*EXERCISE BRIEF*:
Give the listing again character for character, but drop the images.
——
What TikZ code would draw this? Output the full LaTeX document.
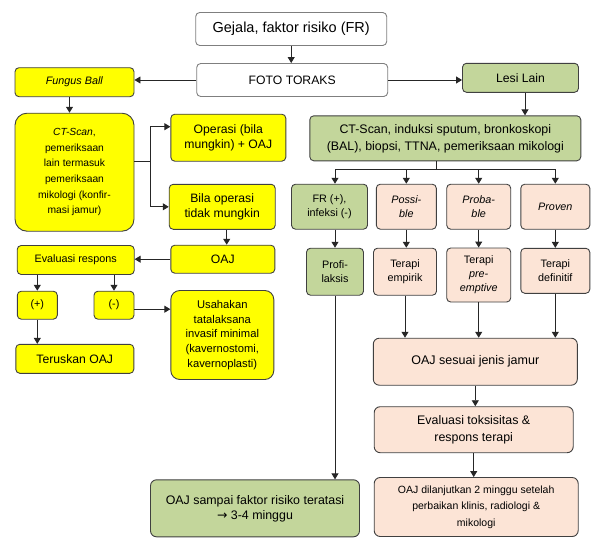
\documentclass[tikz,border=0pt]{standalone}
\usepackage{fontspec}
\setmainfont{Liberation Sans}
\newfontfamily\symfont{DejaVu Sans}
\usetikzlibrary{arrows.meta,calc}
\definecolor{grey}{HTML}{7F7F7F}
\definecolor{dgrey}{HTML}{404040}
\definecolor{yel}{HTML}{FFFF00}
\definecolor{olive}{HTML}{C3D69B}
\definecolor{peach}{HTML}{FCE4D6}
\tikzset{box/.style={draw=dgrey,rounded corners=4pt,align=center,inner sep=2pt,line width=0.9pt},
         pwhite/.style={box,fill=white,draw=grey},
         pyel/.style={box,fill=yel},
         pgrn/.style={box,fill=olive},
         ppch/.style={box,fill=peach},
         tbig/.style={font=\fontsize{14.5}{17}\selectfont},
         tmed/.style={font=\fontsize{12.2}{15}\selectfont},
         tsm/.style={font=\fontsize{10.8}{14}\selectfont},
         arr/.style={-{Triangle[length=6pt,width=7pt]},black!85,line width=0.9pt}}

\begin{document}
\begin{tikzpicture}[x=1pt,y=-1pt]
 \useasboundingbox (0,0) rectangle (597,538);
 \node[pwhite,tbig,minimum width=191,minimum height=33] (gj) at (291.2,29) {Gejala, faktor risiko (FR)};
 \node[pwhite,tmed,minimum width=191,minimum height=33] (ft) at (292.2,80) {FOTO TORAKS};
 \node[pyel,tsm,minimum width=119,minimum height=29] (fb) at (74.5,82.2) {\textit{Fungus Ball}};
 \node[pgrn,tmed,minimum width=116,minimum height=29] (ll) at (520.5,77.8) {Lesi Lain};
 \node[pyel,font=\fontsize{10.3}{15.6}\selectfont,rounded corners=12pt,minimum width=119,minimum height=118] (ctl) at (74.5,172.2)
   {\textit{CT-Scan},\\pemeriksaan\\lain termasuk\\pemeriksaan\\mikologi (konfir-\\masi jamur)};
 \node[pyel,tmed,minimum width=115,minimum height=47] (op) at (228.3,137.7) {Operasi (bila\\mungkin) + OAJ};
 \node[pyel,tmed,minimum width=106,minimum height=45] (bo) at (222.2,206.8) {Bila operasi\\tidak mungkin};
 \node[pgrn,font=\fontsize{12.4}{17}\selectfont,minimum width=271,minimum height=45] (ctg) at (445.3,138.3)
   {CT-Scan, induksi sputum, bronkoskopi\\(BAL), biopsi, TTNA, pemeriksaan mikologi};
 \node[pgrn,tsm,minimum width=76,minimum height=45] (fr) at (329.5,206.7) {FR (+),\\infeksi (-)};
 \node[ppch,tsm,minimum width=60,minimum height=45] (ps) at (406.3,206.7) {\textit{Possi-}\\\textit{ble}};
 \node[ppch,tsm,minimum width=64,minimum height=45] (pb) at (478.7,206.7) {\textit{Proba-}\\\textit{ble}};
 \node[ppch,tsm,minimum width=69,minimum height=45] (pv) at (555.3,206.7) {\textit{Proven}};
 \node[pyel,tmed,minimum width=104,minimum height=28] (oaj) at (222.8,259.2) {OAJ};
 \node[pyel,tsm,minimum width=117,minimum height=29] (ev) at (75.7,260) {Evaluasi respons};
 \node[pyel,tsm,minimum width=40,minimum height=28] (pl) at (37.3,305.2) {(+)};
 \node[pyel,tsm,minimum width=40,minimum height=28] (mn) at (114,305.2) {(-)};
 \node[pyel,font=\fontsize{11.2}{14.6}\selectfont,rounded corners=9pt,minimum width=103,minimum height=89] (us) at (222.3,335)
   {Usahakan\\tatalaksana\\invasif minimal\\(kavernostomi,\\kavernoplasti)};
 \node[pyel,tmed,minimum width=118,minimum height=29] (tr) at (74.8,358.8) {Teruskan OAJ};
 \node[pgrn,tsm,minimum width=57,minimum height=47] (pf) at (335,271.7) {Profi-\\laksis};
 \node[ppch,tsm,minimum width=63,minimum height=47] (te) at (405,271.7) {Terapi\\empirik};
 \node[ppch,tsm,minimum width=64,minimum height=54] (tp) at (478.7,275) {Terapi\\\textit{pre-}\\\textit{emptive}};
 \node[ppch,tsm,minimum width=69,minimum height=45] (td) at (555.3,270.8) {Terapi\\definitif};
 \node[ppch,font=\fontsize{12.5}{15}\selectfont,rounded corners=6pt,minimum width=204,minimum height=47] (os) at (475.3,361.7) {OAJ sesuai jenis jamur};
 \node[ppch,font=\fontsize{12.4}{17}\selectfont,rounded corners=6pt,minimum width=199,minimum height=46] (et) at (473.7,429.7)
   {Evaluasi toksisitas \&\\respons terapi};
 \node[pgrn,font=\fontsize{12.4}{15}\selectfont,rounded corners=6pt,minimum width=209,minimum height=57] (osf) at (255,508.3)
   {OAJ sampai faktor risiko teratasi\\{\symfont →} 3-4 minggu};
 \node[ppch,font=\fontsize{10.5}{16.5}\selectfont,rounded corners=6pt,minimum width=204,minimum height=59] (odl) at (476.2,507)
   {OAJ dilanjutkan 2 minggu setelah\\perbaikan klinis, radiologi \&\\mikologi};
 \coordinate (jl) at (150.7,161);
 \coordinate (jg) at (436.7,169.3);
 \draw[arr] (gj.south) -- (gj.south |- ft.north);
 \draw[arr] (ft.west) -- (ft.west -| fb.east); \draw[arr] (ft.east) -- (ft.east -| ll.west);
 \draw[arr] ([xshift=4.5pt]ll.south) -- ([xshift=4.5pt]ll.south |- ctg.north);
 \draw[arr] ([xshift=-5pt]fb.south) -- ([xshift=-5pt]fb.south |- ctl.north);
 \draw[arr,-] (ctl.east |- jl) -- (jl);
 \draw[arr] (jl) |- ([yshift=11pt]op.west); \draw[arr] (jl) |- (bo.west);
 \draw[arr] ([xshift=4.5pt]bo.south) -- ([xshift=4.5pt]bo.south |- oaj.north);
 \draw[arr] (oaj.west) -- (oaj.west -| ev.east);
 \draw[arr] (ev.south -| pl) -- (pl.north); \draw[arr] (ev.south -| mn) -- (mn.north);
 \draw[arr] (pl.south) -- (pl.south |- tr.north);
 \draw[arr] ([yshift=-4pt]mn.east) -- ([yshift=-4pt]mn.east -| us.west);
 \draw[arr,-] (ctg.south -| jg) -- (jg); \draw[arr,-] (jg -| pf) -- (jg -| pv);
 \draw[arr] (jg -| pf) -- (fr.north -| pf);
 \foreach \n in {ps,pb,pv} \draw[arr] (jg -| \n) -- (\n.north);
 \draw[arr] (fr.south -| pf) -- (pf.north); \draw[arr] (ps.south) -- (ps.south |- te.north);
 \draw[arr] (pb.south) -- (pb.south |- tp.north); \draw[arr] (pv.south) -- (pv.south |- td.north);
 \draw[arr] (pf.south) -- (pf.south |- osf.north);
 \draw[arr] (te.south) -- (te.south |- os.north); \draw[arr] (tp.south) -- (tp.south |- os.north);
 \draw[arr] (td.south) -- (td.south |- os.north);
 \draw[arr] (os.south) -- (os.south |- et.north); \draw[arr] (et.south) -- (et.south |- odl.north);
\end{tikzpicture}
\end{document}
——
*FULL ANSWER*:
What TikZ code would draw this? Output the full LaTeX document.
\documentclass[tikz,border=0pt]{standalone}
\usepackage{fontspec}
\setmainfont{Liberation Sans}
\newfontfamily\symfont{DejaVu Sans}
\usetikzlibrary{arrows.meta,calc}
\definecolor{grey}{HTML}{7F7F7F}
\definecolor{dgrey}{HTML}{404040}
\definecolor{yel}{HTML}{FFFF00}
\definecolor{olive}{HTML}{C3D69B}
\definecolor{peach}{HTML}{FCE4D6}
\tikzset{box/.style={draw=dgrey,rounded corners=4pt,align=center,inner sep=2pt,line width=0.9pt},
         pwhite/.style={box,fill=white,draw=grey},
         pyel/.style={box,fill=yel},
         pgrn/.style={box,fill=olive},
         ppch/.style={box,fill=peach},
         tbig/.style={font=\fontsize{14.5}{17}\selectfont},
         tmed/.style={font=\fontsize{12.2}{15}\selectfont},
         tsm/.style={font=\fontsize{10.8}{14}\selectfont},
         arr/.style={-{Triangle[length=6pt,width=7pt]},black!85,line width=0.9pt}}

\begin{document}
\begin{tikzpicture}[x=1pt,y=-1pt]
 \useasboundingbox (0,0) rectangle (597,538);
 \node[pwhite,tbig,minimum width=191,minimum height=33] (gj) at (291.2,29) {Gejala, faktor risiko (FR)};
 \node[pwhite,tmed,minimum width=191,minimum height=33] (ft) at (292.2,80) {FOTO TORAKS};
 \node[pyel,tsm,minimum width=119,minimum height=29] (fb) at (74.5,82.2) {\textit{Fungus Ball}};
 \node[pgrn,tmed,minimum width=116,minimum height=29] (ll) at (520.5,77.8) {Lesi Lain};
 \node[pyel,font=\fontsize{10.3}{15.6}\selectfont,rounded corners=12pt,minimum width=119,minimum height=118] (ctl) at (74.5,172.2)
   {\textit{CT-Scan},\\pemeriksaan\\lain termasuk\\pemeriksaan\\mikologi (konfir-\\masi jamur)};
 \node[pyel,tmed,minimum width=115,minimum height=47] (op) at (228.3,137.7) {Operasi (bila\\mungkin) + OAJ};
 \node[pyel,tmed,minimum width=106,minimum height=45] (bo) at (222.2,206.8) {Bila operasi\\tidak mungkin};
 \node[pgrn,font=\fontsize{12.4}{17}\selectfont,minimum width=271,minimum height=45] (ctg) at (445.3,138.3)
   {CT-Scan, induksi sputum, bronkoskopi\\(BAL), biopsi, TTNA, pemeriksaan mikologi};
 \node[pgrn,tsm,minimum width=76,minimum height=45] (fr) at (329.5,206.7) {FR (+),\\infeksi (-)};
 \node[ppch,tsm,minimum width=60,minimum height=45] (ps) at (406.3,206.7) {\textit{Possi-}\\\textit{ble}};
 \node[ppch,tsm,minimum width=64,minimum height=45] (pb) at (478.7,206.7) {\textit{Proba-}\\\textit{ble}};
 \node[ppch,tsm,minimum width=69,minimum height=45] (pv) at (555.3,206.7) {\textit{Proven}};
 \node[pyel,tmed,minimum width=104,minimum height=28] (oaj) at (222.8,259.2) {OAJ};
 \node[pyel,tsm,minimum width=117,minimum height=29] (ev) at (75.7,260) {Evaluasi respons};
 \node[pyel,tsm,minimum width=40,minimum height=28] (pl) at (37.3,305.2) {(+)};
 \node[pyel,tsm,minimum width=40,minimum height=28] (mn) at (114,305.2) {(-)};
 \node[pyel,font=\fontsize{11.2}{14.6}\selectfont,rounded corners=9pt,minimum width=103,minimum height=89] (us) at (222.3,335)
   {Usahakan\\tatalaksana\\invasif minimal\\(kavernostomi,\\kavernoplasti)};
 \node[pyel,tmed,minimum width=118,minimum height=29] (tr) at (74.8,358.8) {Teruskan OAJ};
 \node[pgrn,tsm,minimum width=57,minimum height=47] (pf) at (335,271.7) {Profi-\\laksis};
 \node[ppch,tsm,minimum width=63,minimum height=47] (te) at (405,271.7) {Terapi\\empirik};
 \node[ppch,tsm,minimum width=64,minimum height=54] (tp) at (478.7,275) {Terapi\\\textit{pre-}\\\textit{emptive}};
 \node[ppch,tsm,minimum width=69,minimum height=45] (td) at (555.3,270.8) {Terapi\\definitif};
 \node[ppch,font=\fontsize{12.5}{15}\selectfont,rounded corners=6pt,minimum width=204,minimum height=47] (os) at (475.3,361.7) {OAJ sesuai jenis jamur};
 \node[ppch,font=\fontsize{12.4}{17}\selectfont,rounded corners=6pt,minimum width=199,minimum height=46] (et) at (473.7,429.7)
   {Evaluasi toksisitas \&\\respons terapi};
 \node[pgrn,font=\fontsize{12.4}{15}\selectfont,rounded corners=6pt,minimum width=209,minimum height=57] (osf) at (255,508.3)
   {OAJ sampai faktor risiko teratasi\\{\symfont →} 3-4 minggu};
 \node[ppch,font=\fontsize{10.5}{16.5}\selectfont,rounded corners=6pt,minimum width=204,minimum height=59] (odl) at (476.2,507)
   {OAJ dilanjutkan 2 minggu setelah\\perbaikan klinis, radiologi \&\\mikologi};
 \coordinate (jl) at (150.7,161);
 \coordinate (jg) at (436.7,169.3);
 \draw[arr] (gj.south) -- (gj.south |- ft.north);
 \draw[arr] (ft.west) -- (ft.west -| fb.east); \draw[arr] (ft.east) -- (ft.east -| ll.west);
 \draw[arr] ([xshift=4.5pt]ll.south) -- ([xshift=4.5pt]ll.south |- ctg.north);
 \draw[arr] ([xshift=-5pt]fb.south) -- ([xshift=-5pt]fb.south |- ctl.north);
 \draw[arr,-] (ctl.east |- jl) -- (jl);
 \draw[arr] (jl) |- ([yshift=11pt]op.west); \draw[arr] (jl) |- (bo.west);
 \draw[arr] ([xshift=4.5pt]bo.south) -- ([xshift=4.5pt]bo.south |- oaj.north);
 \draw[arr] (oaj.west) -- (oaj.west -| ev.east);
 \draw[arr] (ev.south -| pl) -- (pl.north); \draw[arr] (ev.south -| mn) -- (mn.north);
 \draw[arr] (pl.south) -- (pl.south |- tr.north);
 \draw[arr] ([yshift=-4pt]mn.east) -- ([yshift=-4pt]mn.east -| us.west);
 \draw[arr,-] (ctg.south -| jg) -- (jg); \draw[arr,-] (jg -| pf) -- (jg -| pv);
 \draw[arr] (jg -| pf) -- (fr.north -| pf);
 \foreach \n in {ps,pb,pv} \draw[arr] (jg -| \n) -- (\n.north);
 \draw[arr] (fr.south -| pf) -- (pf.north); \draw[arr] (ps.south) -- (ps.south |- te.north);
 \draw[arr] (pb.south) -- (pb.south |- tp.north); \draw[arr] (pv.south) -- (pv.south |- td.north);
 \draw[arr] (pf.south) -- (pf.south |- osf.north);
 \draw[arr] (te.south) -- (te.south |- os.north); \draw[arr] (tp.south) -- (tp.south |- os.north);
 \draw[arr] (td.south) -- (td.south |- os.north);
 \draw[arr] (os.south) -- (os.south |- et.north); \draw[arr] (et.south) -- (et.south |- odl.north);
\end{tikzpicture}
\end{document}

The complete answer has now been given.